Kobe Bryant projects confidence. He's done so throughout his NBA career, whether by intimidating opponents with his scoring potential or forcefully assuring his teammates that the final shot should come from his hand. He's asserted himself through those very means, and to date that confidence defines most every one of his on-court achievements; Bryant was self-assured enough to chase after lofty goals, and committed and talented enough to actually reach them.
All of which lends his words a certain authority, as one can easily identify the conviction with which they're laced. Bryant believes what he says, and in a league-mandated media availability on Wednesday, he reflected on his recent injury history in perfect Kobe clarity -- specifically to any possible relation between his torn Achilles tendon and more recent knee fracture. From Brett Pollakoff of ProBasketballTalk:
“Because it’s Christmas I will refrain from being a smart ass. I don’t think one [injury] had anything to do with the other. I mean, we evaluated it pretty extensively. The fact of the matter is, any of us can get hurt at any moment. The key for us as athletes is to block that fear out, and when you have injuries that fear is enhanced. You kind of put yourself under a microscope and you start thinking about it too much. It can happen to anybody. So you just have to tune that noise out and go out there and perform.”
So much of what Bryant says here is true. He's right to want to push aside fear and to resist the notion that his body could be turning against him. Both would be huge impediments to the confidence that's so crucial to his game, and thus even bigger roadblocks in his recovery from this second consecutive major injury.
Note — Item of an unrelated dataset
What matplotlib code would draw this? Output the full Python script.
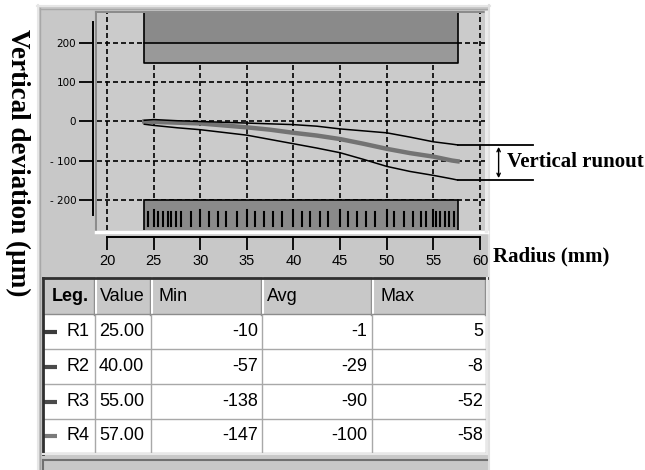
import matplotlib.pyplot as plt
from matplotlib.patches import Rectangle

W, H = 645, 470

# radii listed in the legend table, deviations in µm
radius_labels = ["R1", "R2", "R3", "R4"]
radius_values = [25.00, 40.00, 55.00, 57.00]
min_dev = [-10, -57, -138, -147]
avg_dev = [-1, -29, -90, -100]
max_dev = [5, -8, -52, -58]
legend_colors = ["#3c3c3c", "#4a4a4a", "#4a4a4a", "#7a7a7a"]

# vertical deviation profile across the disc (mm, µm)
profile_r = [24.0, 25.0, 27.5, 30.0, 32.5, 35.0, 37.5, 40.0, 42.5, 45.0, 47.5, 50.0, 52.5, 55.0, 57.0, 57.6]
profile_max = [3, 5, 2, 0, -2, -4, -6, -8, -12, -19, -24, -29, -40, -52, -58, -60]
profile_avg = [0, -1, -3, -5, -10, -15, -21, -29, -36, -45, -57, -70, -81, -90, -100, -102]
profile_min = [-7, -10, -16, -21, -28, -35, -46, -57, -68, -80, -97, -115, -128, -138, -147, -150]

# limit zones and track marks
zone_start, zone_end = 24.0, 57.6
limit_top, limit_bottom = 200, 150
track_top = -200
track_marks = [24.4, 25.0, 25.5, 26.0, 26.5, 26.9, 27.4, 27.9, 29.0, 30.0, 30.9, 31.9,
               32.8, 33.9, 35.0, 35.9, 36.8, 37.8, 38.8, 40.0, 40.9, 41.8, 42.8, 43.7,
               45.0, 45.8, 46.8, 47.8, 48.7, 50.0, 50.8, 51.8, 52.8, 53.7, 54.2, 55.0,
               55.3, 55.7, 56.2, 56.7, 57.2]

x_ticks = [20, 25, 30, 35, 40, 45, 50, 55, 60]
y_ticks = [-200, -100, 0, 100, 200]
y_ticklabels = ["- 200", "- 100", "0", "100", "200"]

serif = ["Liberation Serif", "DejaVu Serif"]
sans = ["Liberation Sans", "DejaVu Sans"]
table_fs = 13

fig = plt.figure(figsize=(W / 100, H / 100), dpi=100)
fig.patch.set_facecolor("white")

# background panel in pixel coordinates
bg = fig.add_axes([0, 0, 1, 1], zorder=0)
bg.set_xlim(0, W)
bg.set_ylim(H, 0)
bg.axis("off")

bg.add_patch(Rectangle((37, 5), 453, 470, facecolor="#c8c8c8", edgecolor="none"))
bg.plot([37.5, 37.5], [5, 470], color="#e6e6e6", lw=1.5)
bg.plot([37, 490], [5.5, 5.5], color="#e6e6e6", lw=1.5)
bg.plot([40, 40], [8, 470], color="#a8a8a8", lw=1)
bg.plot([40, 488], [8.5, 8.5], color="#a8a8a8", lw=1)
bg.plot([489, 489], [5, 470], color="#e0e0e0", lw=1.5)
# sunken border of the plot area
bg.plot([96, 96], [12, 231], color="#8c8c8c", lw=1.5)
bg.plot([96, 486], [12, 12], color="#8c8c8c", lw=1.5)
bg.plot([96, 487], [231.5, 231.5], color="white", lw=2.5)
bg.plot([486, 486], [12, 231], color="#ececec", lw=2.5)

# table
col_edges = [43, 95, 151, 262, 372, 486]
row_edges = [278, 315, 349, 384, 419, 453]
headers = ["Leg.", "Value", "Min", "Avg", "Max"]
head_pad = [9, 5, 8, 5, 9]

for i in range(5):
    x0, x1 = col_edges[i], col_edges[i + 1]
    y0, y1 = row_edges[0], row_edges[1]
    bg.add_patch(Rectangle((x0, y0), x1 - x0, y1 - y0, facecolor="#c8c8c8", edgecolor="none"))
    bg.plot([x0 + 1, x0 + 1], [y0, y1], color="white", lw=1.5)
    bg.plot([x1 - 1, x1 - 1], [y0, y1], color="#8c8c8c", lw=1)
    bg.plot([x0, x1], [y1 - 1, y1 - 1], color="#8c8c8c", lw=1)
    bg.text(x0 + head_pad[i], (y0 + y1) / 2, headers[i], ha="left", va="center",
            family=sans, fontsize=table_fs, fontweight="bold" if i == 0 else "normal")

bg.add_patch(Rectangle((col_edges[0], row_edges[1]), col_edges[-1] - col_edges[0],
                       row_edges[-1] - row_edges[1], facecolor="white", edgecolor="none"))
for y in row_edges[2:]:
    bg.plot([col_edges[0], col_edges[-1]], [y, y], color="#a8a8a8", lw=1)
for x in col_edges[1:]:
    bg.plot([x, x], [row_edges[1], row_edges[-1]], color="#a8a8a8", lw=1)

for k in range(4):
    yc = (row_edges[k + 1] + row_edges[k + 2]) / 2
    bg.plot([44, 57], [yc, yc], color=legend_colors[k], lw=3, solid_capstyle="butt")
    bg.text(66, yc, radius_labels[k], ha="left", va="center", family=sans, fontsize=table_fs)
    bg.text(col_edges[1] + 4, yc, f"{radius_values[k]:.2f}", ha="left", va="center",
            family=sans, fontsize=table_fs)
    bg.text(col_edges[3] - 4, yc, f"{min_dev[k]}", ha="right", va="center",
            family=sans, fontsize=table_fs)
    bg.text(col_edges[4] - 5, yc, f"{avg_dev[k]}", ha="right", va="center",
            family=sans, fontsize=table_fs)
    bg.text(col_edges[5] - 3, yc, f"{max_dev[k]}", ha="right", va="center",
            family=sans, fontsize=table_fs)

# table frame
bg.plot([43, 43], [278, 454], color="#303030", lw=2)
bg.plot([43, 487], [278, 278], color="#303030", lw=2)
bg.plot([487, 487], [278, 454], color="#e8e8e8", lw=1.5)
bg.plot([43, 487], [454, 454], color="#e8e8e8", lw=1.5)
bg.plot([43, 487], [460, 460], color="#707070", lw=1.5)
bg.plot([43, 43], [460, 470], color="#707070", lw=1.5)

# outer axis titles
bg.text(18, 163, "Vertical deviation (µm)", rotation=270, ha="center", va="center",
        family=serif, fontweight="bold", fontsize=19.5)
bg.text(493, 256, "Radius (mm)", ha="left", va="center",
        family=serif, fontweight="bold", fontsize=15)

# chart
ax = fig.add_axes([97 / W, 1 - 230 / H, 388 / W, 217 / H], zorder=1)
ax.set_facecolor("#cbcbcb")
ax.set_xlim(18.93, 60.54)
ax.set_ylim(-278, 278)

ax.add_patch(Rectangle((zone_start, limit_top), zone_end - zone_start, 200,
                       facecolor="#8a8a8a", edgecolor="none", zorder=1))
ax.add_patch(Rectangle((zone_start, limit_bottom), zone_end - zone_start, limit_top - limit_bottom,
                       facecolor="#999999", edgecolor="none", zorder=1))
ax.plot([zone_start, zone_start, zone_end, zone_end], [300, limit_bottom, limit_bottom, 300],
        color="black", lw=1.2, zorder=1.6)
ax.plot([zone_start, zone_end], [limit_top, limit_top], color="black", lw=1.2, zorder=1.6)

ax.add_patch(Rectangle((zone_start, -300), zone_end - zone_start, 300 + track_top,
                       facecolor="#8a8a8a", edgecolor="black", lw=1.2, zorder=1.8))
for m in track_marks:
    top = -226 if m % 5 == 0 else -231
    ax.plot([m, m], [top, -268], color="black", lw=1.5, zorder=1.9)

ax.grid(True, color="black", linestyle=(0, (3, 1.8)), linewidth=1.2)
ax.set_axisbelow(True)

ax.plot(profile_r, profile_avg, color="#737373", lw=3.2, zorder=3)
ax.plot(profile_r, profile_max, color="black", lw=1.1, zorder=3.5)
ax.plot(profile_r, profile_min, color="black", lw=1.1, zorder=3.5)

# runout annotation
x_end = profile_r[-1]
ax.plot([x_end, 65.7], [profile_max[-1], profile_max[-1]], color="black", lw=1.3, clip_on=False, zorder=4)
ax.plot([x_end, 65.7], [profile_min[-1], profile_min[-1]], color="black", lw=1.3, clip_on=False, zorder=4)
ax.annotate("", xy=(62.0, profile_min[-1] + 5), xytext=(62.0, profile_max[-1] - 5),
            arrowprops=dict(arrowstyle="<->", lw=1, mutation_scale=6, shrinkA=0, shrinkB=0),
            annotation_clip=False)
ax.text(62.9, (profile_max[-1] + profile_min[-1]) / 2, "Vertical runout", ha="left", va="center",
        family=serif, fontweight="bold", fontsize=15)

for s in ["top", "right"]:
    ax.spines[s].set_visible(False)
ax.spines["left"].set_position(("outward", 2.9))
ax.spines["left"].set_bounds(-240, 256)
ax.spines["bottom"].set_position(("outward", 5))
ax.spines["bottom"].set_bounds(20, 60)
for s in ["left", "bottom"]:
    ax.spines[s].set_linewidth(1.4)

ax.set_xticks(x_ticks)
ax.set_xticklabels([str(v) for v in x_ticks], family=sans)
ax.set_yticks(y_ticks)
ax.set_yticklabels(y_ticklabels, family="DejaVu Sans")
ax.tick_params(axis="y", direction="out", length=10, width=1.3, labelsize=7.5, pad=2)
ax.tick_params(axis="x", direction="out", length=9, width=1.3, labelsize=10.5, pad=3.5)

fig.savefig("out.png", dpi=100)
Yet it seems impossible that Bryant's Achilles injury would have nothing to do with this subsequent fracture, as many of those NBA players who have suffered it have also seen their bodies and their games change dramatically.
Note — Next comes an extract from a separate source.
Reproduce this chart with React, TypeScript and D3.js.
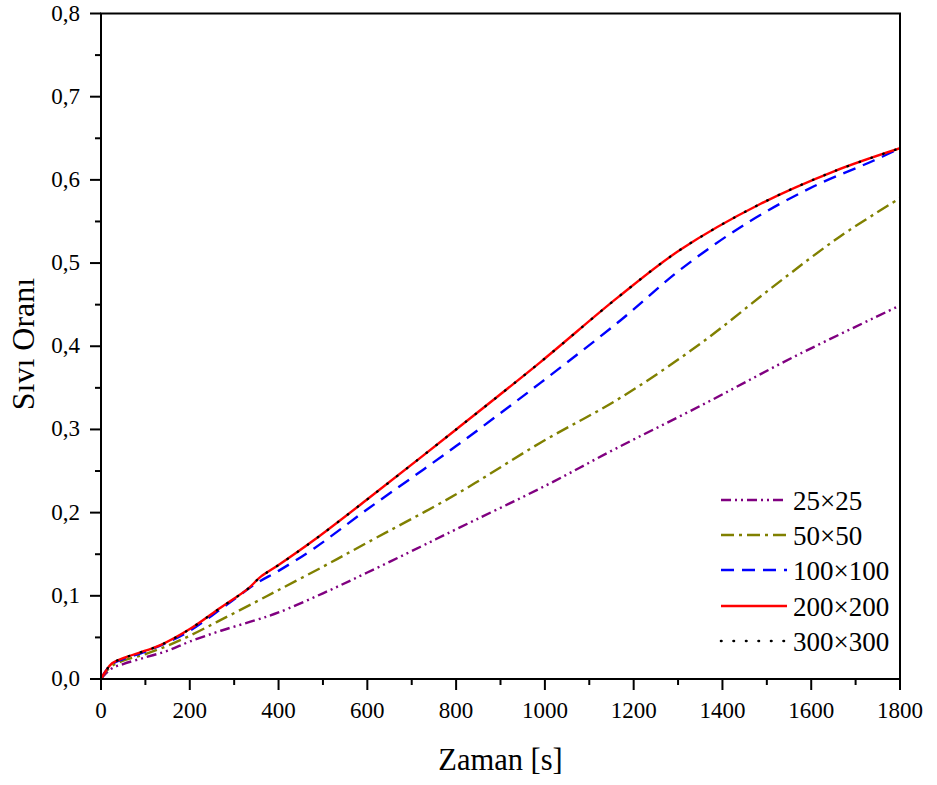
import React from "react";
import * as d3 from "d3";

const xTicks = [0, 200, 400, 600, 800, 1000, 1200, 1400, 1600, 1800];
const yTicks = [0, 0.1, 0.2, 0.3, 0.4, 0.5, 0.6, 0.7, 0.8];
const yTickLabels = ["0,0", "0,1", "0,2", "0,3", "0,4", "0,5", "0,6", "0,7", "0,8"];

const s25: [number, number][] = [
  [0, 0], [10, 0.006], [25, 0.013], [50, 0.018], [100, 0.026], [150, 0.034], [200, 0.045],
  [270, 0.058], [350, 0.071], [400, 0.08], [500, 0.103], [600, 0.128], [720, 0.159], [800, 0.18],
  [1000, 0.232], [1160, 0.277], [1360, 0.331], [1560, 0.387], [1800, 0.449],
];
const s50: [number, number][] = [
  [0, 0], [10, 0.008], [25, 0.016], [50, 0.022], [100, 0.03], [150, 0.04], [200, 0.052],
  [270, 0.071], [350, 0.093], [400, 0.107], [500, 0.135], [600, 0.164], [800, 0.222],
  [990, 0.284], [1170, 0.338], [1350, 0.403], [1515, 0.472], [1665, 0.532], [1800, 0.578],
];
const s100: [number, number][] = [
  [0, 0], [10, 0.009], [25, 0.018], [50, 0.024], [100, 0.033], [150, 0.044], [200, 0.058],
  [275, 0.086], [350, 0.115], [400, 0.13], [480, 0.157], [600, 0.204], [800, 0.28],
  [990, 0.356], [1170, 0.431], [1305, 0.492], [1455, 0.548], [1605, 0.592], [1740, 0.623], [1800, 0.638],
];
const s200: [number, number][] = [
  [0, 0], [10, 0.009], [25, 0.019], [50, 0.025], [100, 0.034], [135, 0.041], [200, 0.06],
  [270, 0.086], [330, 0.108], [360, 0.123], [400, 0.137], [480, 0.167], [600, 0.216], [800, 0.3],
  [990, 0.381], [1165, 0.459], [1305, 0.516], [1485, 0.571], [1650, 0.61], [1800, 0.638],
];
const s300: [number, number][] = s200.map(([t, v]) => [t, v]);

const seriesNames = ["25×25", "50×50", "100×100", "200×200", "300×300"];

const styles = [
  { color: "#800080", dash: "10,4,2,4,2,4", width: 2.4, cap: "butt" },
  { color: "#808000", dash: "13,5,3,5", width: 2.4, cap: "butt" },
  { color: "#0000FF", dash: "13,8", width: 2.4, cap: "butt" },
  { color: "#FF0000", dash: "", width: 2.4, cap: "butt" },
  { color: "#000000", dash: "0.5,12", width: 2.4, cap: "round" },
];

export default function App() {
  const W = 937, H = 785;
  const left = 101, right = 900, top = 13.5, bottom = 679;
  const x = d3.scaleLinear().domain([0, 1800]).range([left, right]);
  const y = d3.scaleLinear().domain([0, 0.8]).range([bottom, top]);
  const line = d3.line<[number, number]>().x((d) => x(d[0])).y((d) => y(d[1])).curve(d3.curveCatmullRom.alpha(0.5));
  const all = [s25, s50, s100, s200, s300];
  const font = "Liberation Serif, Times New Roman, serif";
  const ts = { fontFamily: font };
  const xMinor = d3.range(100, 1800, 200);
  const yMinor = d3.range(0.05, 0.8, 0.1);
  const legendY = [500, 535, 570, 606, 641];

  return (
    <svg width={W} height={H} style={{ position: "absolute", left: 0, top: 0 }}>
      <rect x={0} y={0} width={W} height={H} fill="#fff" />
      <defs>
        <clipPath id="plot">
          <rect x={left} y={top} width={right - left} height={bottom - top} />
        </clipPath>
      </defs>
      <g clipPath="url(#plot)">
        {all.map((s, i) => (
          <path key={i} d={line(s) || ""} fill="none" stroke={styles[i].color}
            strokeWidth={styles[i].width} strokeDasharray={styles[i].dash}
            strokeLinecap={styles[i].cap as any} />
        ))}
      </g>
      <rect x={left} y={top} width={right - left} height={bottom - top} fill="none" stroke="#000" strokeWidth={2} />
      {xTicks.map((t) => (
        <g key={"xt" + t}>
          <line x1={x(t)} x2={x(t)} y1={bottom} y2={bottom + 11} stroke="#000" strokeWidth={2} />
          <text x={x(t)} y={bottom + 39} fontSize={23} textAnchor="middle" style={ts}>{t}</text>
        </g>
      ))}
      {xMinor.map((t) => (
        <line key={"xm" + t} x1={x(t)} x2={x(t)} y1={bottom} y2={bottom + 6} stroke="#000" strokeWidth={2} />
      ))}
      {yTicks.map((v, i) => (
        <g key={"yt" + v}>
          <line x1={left - 11} x2={left} y1={y(v)} y2={y(v)} stroke="#000" strokeWidth={2} />
          <text x={left - 21} y={y(v) + 7} fontSize={23} textAnchor="end" style={ts}>{yTickLabels[i]}</text>
        </g>
      ))}
      {yMinor.map((v) => (
        <line key={"ym" + v} x1={left - 6} x2={left} y1={y(v)} y2={y(v)} stroke="#000" strokeWidth={2} />
      ))}
      <text x={500.5} y={770} fontSize={30.5} textAnchor="middle" style={ts}>Zaman [s]</text>
      <text transform={`translate(34, 344) rotate(-90)`} fontSize={32} textAnchor="middle" style={ts}>Sıvı Oranı</text>
      {seriesNames.map((n, i) => {
        const ly = legendY[i];
        return (
          <g key={n}>
            <line x1={721} x2={787} y1={ly} y2={ly} stroke={styles[i].color} strokeWidth={2.6}
              strokeDasharray={styles[i].dash} strokeLinecap={styles[i].cap as any} />
            <text x={793} y={ly + 10} fontSize={27} style={ts}>{n}</text>
          </g>
        );
      })}
    </svg>
  );
}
There will never be any causal lines drawn between Bryant's Achilles tendon and fractured knee, as the relationship isn't at all that simple. But to ignore that one may have had anything to with the other is to deny the basic, systemic quality of the human body. The leg is built as a column of shared burden, as the muscles, bones, and tendons within make up a load-bearing (and impact-withstanding) whole. To alter one critical component -- particularly in a way that requires a lengthy rehabilitation, along with a loss of bone and muscle mass -- would seem to alter the entire structure.